MGMA’s 2024 operations dataset pegs front-office turnover at 40% and clinical-support turnover at 33% for single-specialty practices. Every departure pulls cash straight off the income statement:
Medical Assistant
Average Turnover cost: $14K
Nurse
Average Turnover Cost: $61K
NP or PA
Average Turnover Cost: $150K
Physician
Average Turnover Cost: $1.2M
Those dollars go to recruiting fees, overtime for remaining staff, ramp-up training, credentialing and enrollment timelines, and appointment slots you can’t fill while short staffed.

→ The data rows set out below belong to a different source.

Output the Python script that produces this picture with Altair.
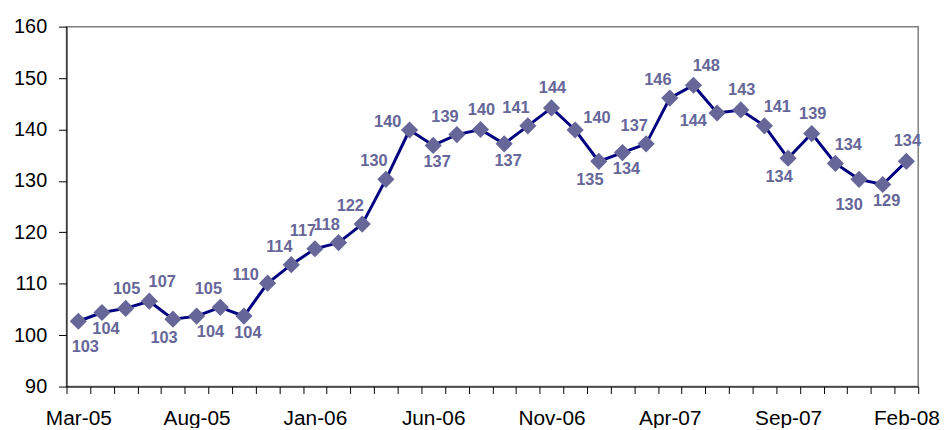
import json
import altair as alt
import pandas as pd

months = ["Mar-05", "Apr-05", "May-05", "Jun-05", "Jul-05", "Aug-05", "Sep-05", "Oct-05",
          "Nov-05", "Dec-05", "Jan-06", "Feb-06", "Mar-06", "Apr-06", "May-06", "Jun-06",
          "Jul-06", "Aug-06", "Sep-06", "Oct-06", "Nov-06", "Dec-06", "Jan-07", "Feb-07",
          "Mar-07", "Apr-07", "May-07", "Jun-07", "Jul-07", "Aug-07", "Sep-07", "Oct-07",
          "Nov-07", "Dec-07", "Jan-08", "Feb-08"]
values = [102.7, 104.4, 105.2, 106.6, 103.1, 103.7, 105.4, 103.7,
          110.1, 113.7, 116.8, 118.0, 121.6, 130.3, 139.9, 136.9,
          139.0, 140.0, 137.2, 140.7, 144.2, 139.9, 133.8, 135.5,
          137.2, 146.1, 148.6, 143.2, 143.8, 140.7, 134.4, 139.2,
          133.4, 130.3, 129.3, 133.8]
labels = ["103", "104", "105", "107", "103", "104", "105", "104",
          "110", "114", "117", "118", "122", "130", "140", "137",
          "139", "140", "137", "141", "144", "140", "135", "134",
          "137", "146", "148", "144", "143", "141", "134", "139",
          "134", "130", "129", "134"]
label_side = ["bbr", "b", "a", "ar", "bl", "br", "al", "b",
              "l", "al", "al", "al", "al", "al", "l", "b",
              "al", "a", "b", "al", "a", "r", "bl", "b",
              "al", "al", "ar", "lb", "a", "ar", "bl", "a",
              "ar", "bbl", "b", "a"]
y_ticks = [90, 100, 110, 120, 130, 140, 150, 160]

# label offsets for each placement class (style)
offsets = {
    "b": (4, 17), "bbr": (7, 26), "bbl": (-10, 26), "bl": (-9, 19), "br": (14, 16),
    "a": (1, -20), "ar": (13, -19), "al": (-12, -18), "r": (22, -12),
    "l": (-22, -8), "lb": (-24, 8),
}

df = pd.DataFrame({"month": months, "value": values, "label": labels, "side": label_side})
df["mid"] = [i + 0.5 for i in range(len(months))]

W, H = 859, 363
band = W / len(months)

month_js = json.dumps(months)
x_scale = alt.Scale(domain=[0, len(months)], nice=False, zero=False)
y_scale = alt.Scale(domain=[90, 160], nice=False, zero=False)

x_axis = alt.Axis(
    values=list(range(len(months) + 1)),
    labelExpr=f"(datum.value % 5 == 0 && datum.value < {len(months)}) ? {month_js}[datum.value] : ''",
    labelOffset=band / 2, labelOverlap=False, labelBound=False, labelFlush=False,
    title=None, grid=False, tickSize=7, tickColor="black", domainColor="black",
    labelFont="Liberation Sans", labelFontSize=21, labelColor="black", labelPadding=14,
)
y_axis = alt.Axis(
    values=y_ticks, title=None, grid=False, tickSize=8, tickColor="black",
    domainColor="black", labelFont="Liberation Sans", labelFontSize=20,
    labelColor="black", labelPadding=12,
)

base = alt.Chart(df).encode(
    x=alt.X("mid:Q", scale=x_scale, axis=x_axis),
    y=alt.Y("value:Q", scale=y_scale, axis=y_axis),
)

line = base.mark_line(color="#000080", strokeWidth=3)
pts = base.mark_point(shape="diamond", size=300, filled=True, color="#666699", opacity=1)

text_layers = []
for side, (dx, dy) in offsets.items():
    text_layers.append(
        base.transform_filter(alt.datum.side == side).mark_text(
            dx=dx, dy=dy, align="center", baseline="middle",
            font="Liberation Sans", fontSize=16.5, fontWeight="bold", color="#666699",
        ).encode(text="label:N")
    )

chart = alt.layer(line, pts, *text_layers).properties(
    width=W, height=H,
    autosize=alt.AutoSizeParams(type="none"),
    padding={"left": 59, "top": 17, "right": 23, "bottom": 40},
).configure_view(stroke="#808080", strokeWidth=1.5)

chart.save("out.html", embed_options={"renderer": "svg", "actions": False})
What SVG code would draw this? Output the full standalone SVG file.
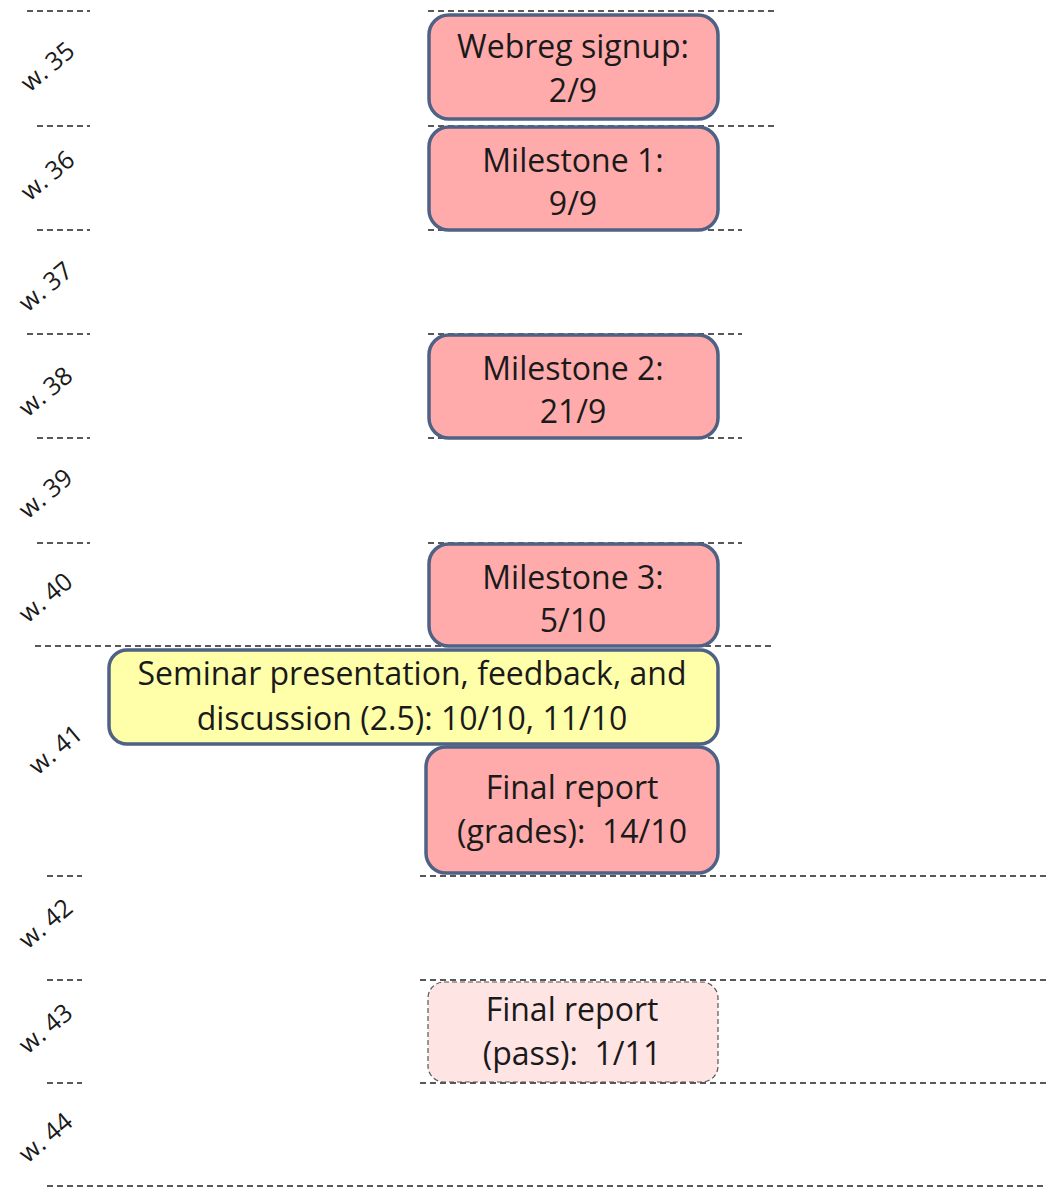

Here’s an example to put those numbers in context:
Current headcount: 5 MAs, 4 NPs, 2 physicians
Turnover: 1 MA + 1 NP
Hard cost: $14K + $150K = $164K
Lost visits while back-filling (est. 9 slots/day × 30 days): 270 visits × $85 net per visit = $23K
All-in annual turnover cost: $187K
Enough to cover a full-time NP.
The kicker: those dollars are post-tax and post-overhead. You have to gross roughly $267K in collections just to break-even.
Capital allocation, HR edition
It’s really easy to want to fund assets, ultrasounds, CTs, etc. because the ROI is tangible. And you know, shiny. Yet a $1,500 retention bonus that prevents a $14K MA exit produces a 9.3 × cash-on-cash return in year 1. Nothing in the bond market even blinks at that yield.
And, instead of depreciating over 5–7 years, investing in people pays immediate, compounding dividends:
$1,500 retention bonus
Prevents flight risk for 12 months
ROI: 830% in 12 months
$3/hr raise ($5,800/yr)
2 year churn reduction
ROI: 240% by year 2
Playbook:
1/ Calculate turnover costs: last 12 months’ separations × role-specific cost. Put the number on the finance dashboard. What gets measured gets improved.
2/ Identify your flight-risk cohort: anyone under 24 months’ tenure. The 2 year mark is the safer zone.
3/ Two potential retention levers:
Career-ladder stipend: $600–$1,000 for certification prep. Claw-back if they leave inside a year.
Bonus and salary progression transparency: Institute policy for bonus and for raises that everyone knows and has visibility into.
4/ Workplace feedback and survey: If you’re big enough, deploy surveys to staff. Keep it anonymous and don’t get your feelings hurt. If small, hold all-hands meetings for open and honest feedback.
Wrapping up
Recruiters will tell you turnover is “just the market.” Grumpy people will tell you that, “no one wants to work anymore.”
But in reality, the best way to avoid these costs is to invest in them. On top of the amazing environment you have created, pay people well. Invest in them.
It’s a capital allocation choice: pay six figures after people quit, or spend a fraction up front to keep them. In a 4 % interest-rate world, no other investment turns $1 into $9 faster. Treat retention like a line of business. Because your margin, and your sanity, depend on it.